++++ SOURCE EXCERPT
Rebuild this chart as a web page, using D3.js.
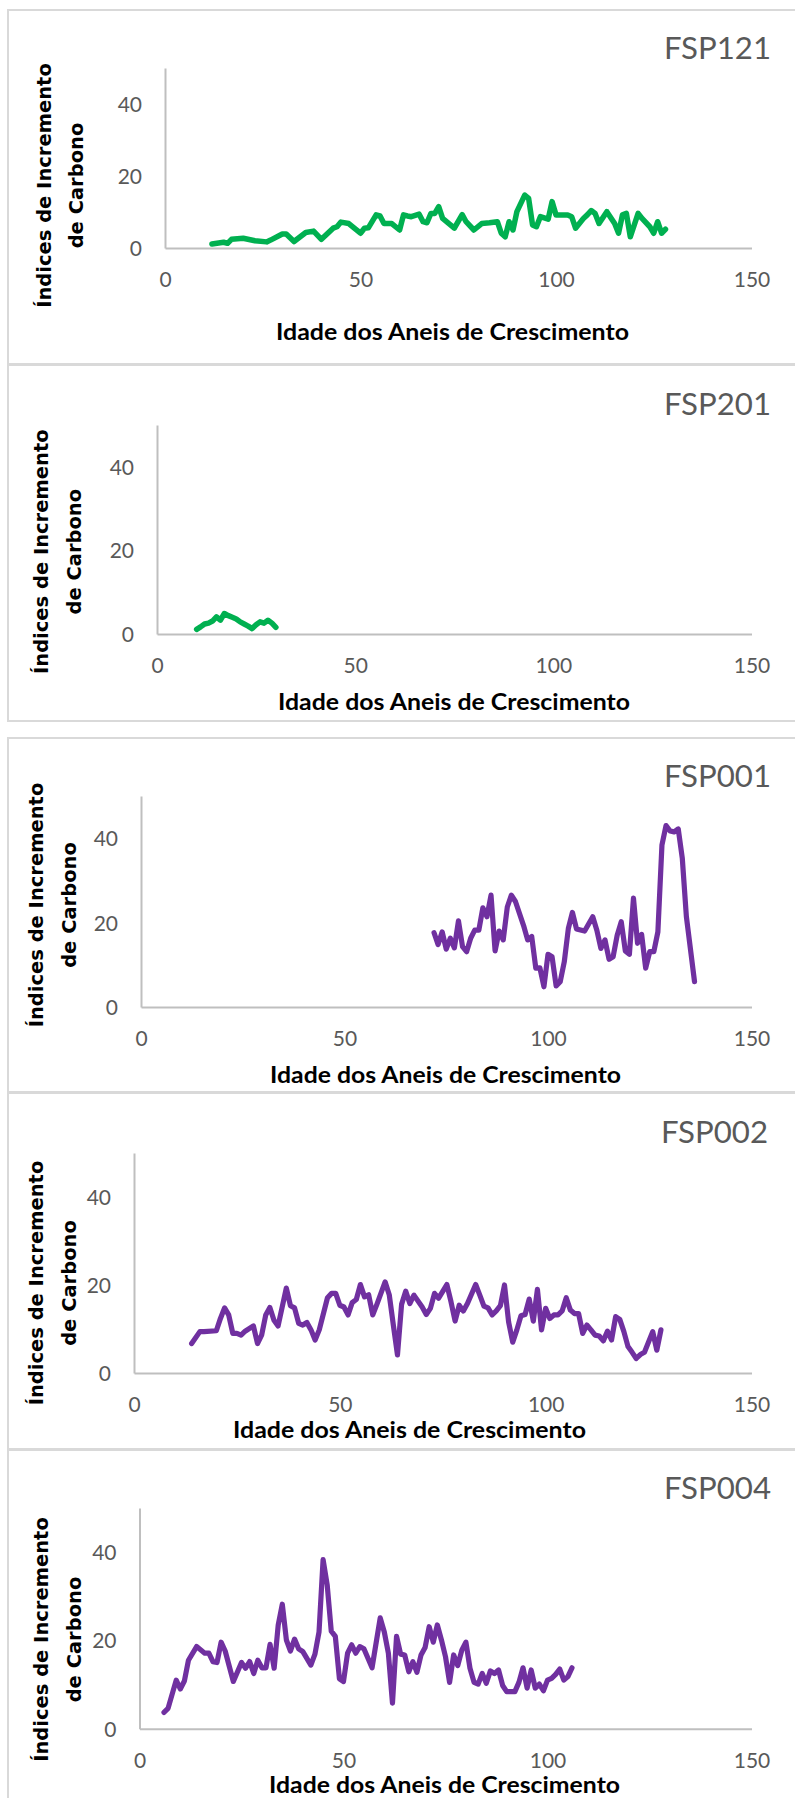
<!DOCTYPE html>
<html>
<head>
<meta charset="utf-8">
<script src="https://cdn.jsdelivr.net/npm/d3@7/dist/d3.min.js"></script>
<style>
  html, body { margin: 0; padding: 0; background: #fff; }
  svg { display: block; }
</style>
</head>
<body>
<svg id="chart" width="795" height="1798"></svg>
<script>
// Shared axis ticks
const xTicks = [0, 50, 100, 150];
const yTicks = [0, 20, 40];
const xDomain = [0, 150];
const yDomain = [0, 50];

const xAxisTitle = "Idade dos Aneis de Crescimento";
const yAxisTitle = ["Índices de Incremento", "de Carbono"];

// FSP121
const ages121 = [12,15,16,17,20,23,26,27,30,31,33,36,38,40,43,44,45,47,50,51,52,54,55,56,58,60,61,62,63,65,66,67,68,69,70,71,72,74,76,77,79,81,83,85,86,87,88,89,90,92,93,94,95,96,98,99,100,103,104,105,107,108,109,110,111,113,115,116,117,118,119,121,122,124,125,126,127,128];
const vals121 = [1.1,1.6,1.3,2.4,2.7,2.0,1.7,2.2,3.9,3.9,1.8,4.3,4.7,2.4,5.5,5.9,7.2,6.8,4.1,5.5,5.6,9.2,8.9,6.8,6.8,5.0,9.2,8.9,8.7,9.4,7.3,7.0,9.6,9.6,11.5,8.2,7.3,5.5,9.3,7.3,5.0,6.8,7.0,7.3,4.1,3.1,7.3,5.0,10.1,14.7,13.8,6.4,5.9,8.7,8.0,12.9,9.2,9.2,8.7,5.5,8.2,9.2,10.4,9.6,6.8,10.1,6.8,4.1,9.2,9.6,3.1,9.6,8.2,5.9,4.1,7.3,4.1,5.2];

// FSP201
const ages201 = [10,11,12,13,14,15,16,17,18,19,20,21,22,23,24,25,26,27,28,29,30];
const vals201 = [1.1,1.7,2.4,2.6,3.1,4.1,3.3,4.9,4.4,4.0,3.6,2.9,2.4,1.9,1.3,2.2,2.9,2.6,3.3,2.6,1.6];

// FSP001
const ages001 = [72,73,74,75,76,77,78,79,80,81,82,83,84,85,86,87,88,89,90,91,92,94,95,96,97,98,99,100,101,102,103,104,105,106,107,109,111,112,113,114,115,116,117,118,119,120,121,122,123,124,125,126,127,128,129,130,131,132,133,134,136];
const vals001 = [17.6,14.8,17.8,13.7,16.3,14.0,20.4,14.3,13.1,16.3,18.2,18.2,23.5,21.4,26.5,13.3,18.0,15.9,23.7,26.5,25.0,19.3,15.9,16.7,9.2,9.3,4.8,12.5,11.9,5.0,6.0,10.7,18.6,22.4,18.5,18.0,21.4,18.2,13.9,15.9,11.3,11.9,17.0,20.2,13.3,12.5,25.8,15.1,17.2,9.2,13.1,13.1,17.8,38.4,43.0,41.7,41.5,42.2,35.2,21.4,6.0];

// FSP002
const ages002 = [14,16,17,20,21,22,23,24,25,26,27,29,30,31,32,33,34,35,36,37,38,39,40,41,42,43,44,45,47,48,49,50,51,52,53,54,55,56,57,58,59,61,62,63,64,65,66,67,68,70,71,72,73,74,76,77,78,79,80,81,83,84,85,86,87,88,89,90,91,92,93,94,95,96,97,98,99,100,101,102,103,104,105,106,107,108,109,110,111,112,113,114,115,116,117,118,119,120,121,122,123,124,126,127,128];
const vals002 = [6.7,9.4,9.4,9.6,12.4,14.8,13.2,9.0,9.0,8.6,9.5,10.7,6.7,8.6,13.2,14.9,12.0,10.7,15.0,19.3,15.3,14.8,11.3,10.9,11.5,9.8,7.5,9.8,17.1,18.1,18.1,15.4,15.0,13.2,16.0,16.7,20.1,17.3,17.8,13.2,15.6,20.7,17.8,10.9,4.1,15.6,18.6,15.8,17.7,15.0,13.3,14.7,18.1,17.0,20.1,16.2,11.8,15.4,14.1,15.8,20.1,17.7,15.2,14.8,13.2,14.1,15.3,20.0,11.6,7.0,9.8,13.0,13.3,16.8,11.8,19.0,9.8,14.7,12.4,13.2,13.2,14.1,17.1,14.3,13.5,13.5,9.0,10.9,9.8,8.6,8.4,7.3,9.5,7.5,12.8,12.2,9.4,6.0,4.7,3.3,4.2,4.7,9.4,5.2,9.8];

// FSP004
const ages004 = [6,7,9,10,11,12,14,16,17,18,19,20,21,23,25,26,27,28,29,30,31,32,33,34,35,36,37,38,39,40,42,43,44,45,46,47,48,49,50,51,52,53,54,55,57,59,60,61,62,63,64,65,66,67,68,69,70,71,72,73,74,75,76,77,78,79,80,81,82,83,84,85,86,87,88,89,90,92,93,94,95,96,97,98,99,100,101,102,103,104,105,106];
const vals004 = [3.7,4.6,11.0,9.0,10.8,15.5,18.6,17.1,17.1,15.2,15.0,19.6,17.6,10.7,15.0,13.7,15.2,12.5,15.5,13.8,13.8,19.1,13.7,23.5,28.2,20.1,17.6,20.3,18.1,17.5,14.4,16.9,21.9,38.3,32.6,22.1,20.9,11.3,10.7,17.1,19.0,17.1,18.6,18.1,13.8,25.1,21.9,17.1,5.8,20.9,16.9,16.7,12.9,15.2,12.8,16.7,18.4,23.1,19.6,23.5,20.1,16.3,10.5,16.7,14.3,17.8,19.6,13.7,10.5,10.1,12.5,10.3,13.1,12.5,13.3,9.8,8.4,8.4,10.5,13.8,9.2,13.3,9.2,10.1,8.6,11.0,11.4,12.3,13.5,11.0,11.8,13.8];

const GREEN = "#00b050";
const PURPLE = "#7030a0";

// Panel frames and plot boxes (page layout)
const panels = [
  { name: "FSP121", ages: ages121, vals: vals121, color: GREEN, width: 5.5,
    top: 10, bottom: 364, left: 165, plotTop: 68, plotBottom: 248,
    titleY: 59, titleRight: 771, yl: [51, 83], ylMid: 185.5, xlY: 340, xlX: [276, 629] },
  { name: "FSP201", ages: ages201, vals: vals201, color: GREEN, width: 5.5,
    top: 365, bottom: 721, left: 157, plotTop: 425, plotBottom: 634,
    titleY: 415, titleRight: 771, yl: [48, 81], ylMid: 551.7, xlY: 710, xlX: [278, 630] },
  { name: "FSP001", ages: ages001, vals: vals001, color: PURPLE, width: 5.2,
    top: 738, bottom: 1092, left: 141, plotTop: 796, plotBottom: 1007,
    titleY: 786.7, titleRight: 771, yl: [43, 76], ylMid: 905, xlY: 1082.7, xlX: [270, 621] },
  { name: "FSP002", ages: ages002, vals: vals002, color: PURPLE, width: 5.2,
    top: 1093, bottom: 1449, left: 134, plotTop: 1153, plotBottom: 1373,
    titleY: 1142.7, titleRight: 768, yl: [43, 76], ylMid: 1283, xlY: 1438, xlX: [233, 586] },
  { name: "FSP004", ages: ages004, vals: vals004, color: PURPLE, width: 5.2,
    top: 1450, bottom: 1900, left: 139.5, plotTop: 1508, plotBottom: 1728.7,
    titleY: 1499, titleRight: 771, yl: [48, 81], ylMid: 1639.5, xlY: 1793, xlX: [269, 620] }
];
const plotRight = 751.5;

const svg = d3.select("#chart");
svg.append("rect").attr("width", 795).attr("height", 1798).attr("fill", "#fff");

panels.forEach(p => {
  const g = svg.append("g").attr("class", "panel");

  g.append("rect")
    .attr("x", 8).attr("y", p.top)
    .attr("width", 800).attr("height", p.bottom - p.top)
    .attr("fill", "none").attr("stroke", "#d9d9d9").attr("stroke-width", 2);

  const x = d3.scaleLinear().domain(xDomain).range([p.left, plotRight]);
  const y = d3.scaleLinear().domain(yDomain).range([p.plotBottom, p.plotTop]);

  // x axis
  const gx = g.append("g")
    .attr("transform", `translate(0,${p.plotBottom})`)
    .call(d3.axisBottom(x).tickValues(xTicks).tickSize(0).tickSizeOuter(0).tickFormat(d3.format("d")));
  gx.select(".domain").attr("stroke", "#bfbfbf").attr("stroke-width", 2);
  gx.selectAll("text")
    .attr("y", 39).attr("dy", 0)
    .attr("fill", "#595959")
    .style("font-family", "Lato, 'Open Sans', sans-serif")
    .style("font-size", "21px");

  // y axis
  const gy = g.append("g")
    .attr("transform", `translate(${p.left},0)`)
    .call(d3.axisLeft(y).tickValues(yTicks).tickSize(0).tickSizeOuter(0).tickPadding(23).tickFormat(d3.format("d")));
  gy.select(".domain").attr("stroke", "#bfbfbf").attr("stroke-width", 2);
  gy.selectAll("text")
    .attr("dy", "0.36em")
    .attr("fill", "#595959")
    .style("font-family", "Lato, 'Open Sans', sans-serif")
    .style("font-size", "21px");

  // series line
  const pts = p.ages.map((a, i) => [a, p.vals[i]]);
  g.append("path")
    .datum(pts)
    .attr("fill", "none")
    .attr("stroke", p.color)
    .attr("stroke-width", p.width)
    .attr("stroke-linejoin", "round")
    .attr("stroke-linecap", "round")
    .attr("d", d3.line().x(d => x(d[0])).y(d => y(d[1])));

  // panel title
  g.append("text")
    .attr("x", p.titleRight).attr("y", p.titleY)
    .attr("text-anchor", "end")
    .attr("fill", "#595959")
    .attr("textLength", 107).attr("lengthAdjust", "spacingAndGlyphs")
    .style("font-family", "Lato, sans-serif")
    .style("font-size", "31px")
    .text(p.name);

  // x axis title
  g.append("text")
    .attr("x", p.xlX[0]).attr("y", p.xlY)
    .attr("fill", "#000")
    .attr("textLength", p.xlX[1] - p.xlX[0]).attr("lengthAdjust", "spacingAndGlyphs")
    .style("font-family", "Lato, sans-serif")
    .style("font-weight", "bold")
    .style("font-size", "23px")
    .text(xAxisTitle);

  // y axis title (two lines, rotated)
  yAxisTitle.forEach((line, i) => {
    g.append("text")
      .attr("transform", `translate(${p.yl[i]},${p.ylMid}) rotate(-90)`)
      .attr("text-anchor", "middle")
      .attr("fill", "#000")
      .style("font-family", "'DejaVu Sans', sans-serif")
      .style("font-weight", "bold")
      .style("font-size", "19.5px")
      .text(line);
  });
});
</script>
</body>
</html>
++++++++
[EXERCISE REQUIREMENTS] Copy nothing but the lines from the first one in the listing through the line with "const yDomain = [0, 50];", and omit the pictures.

[RIGHT ANSWER]
Rebuild this chart as a web page, using D3.js.
<!DOCTYPE html>
<html>
<head>
<meta charset="utf-8">
<script src="https://cdn.jsdelivr.net/npm/d3@7/dist/d3.min.js"></script>
<style>
  html, body { margin: 0; padding: 0; background: #fff; }
  svg { display: block; }
</style>
</head>
<body>
<svg id="chart" width="795" height="1798"></svg>
<script>
// Shared axis ticks
const xTicks = [0, 50, 100, 150];
const yTicks = [0, 20, 40];
const xDomain = [0, 150];
const yDomain = [0, 50];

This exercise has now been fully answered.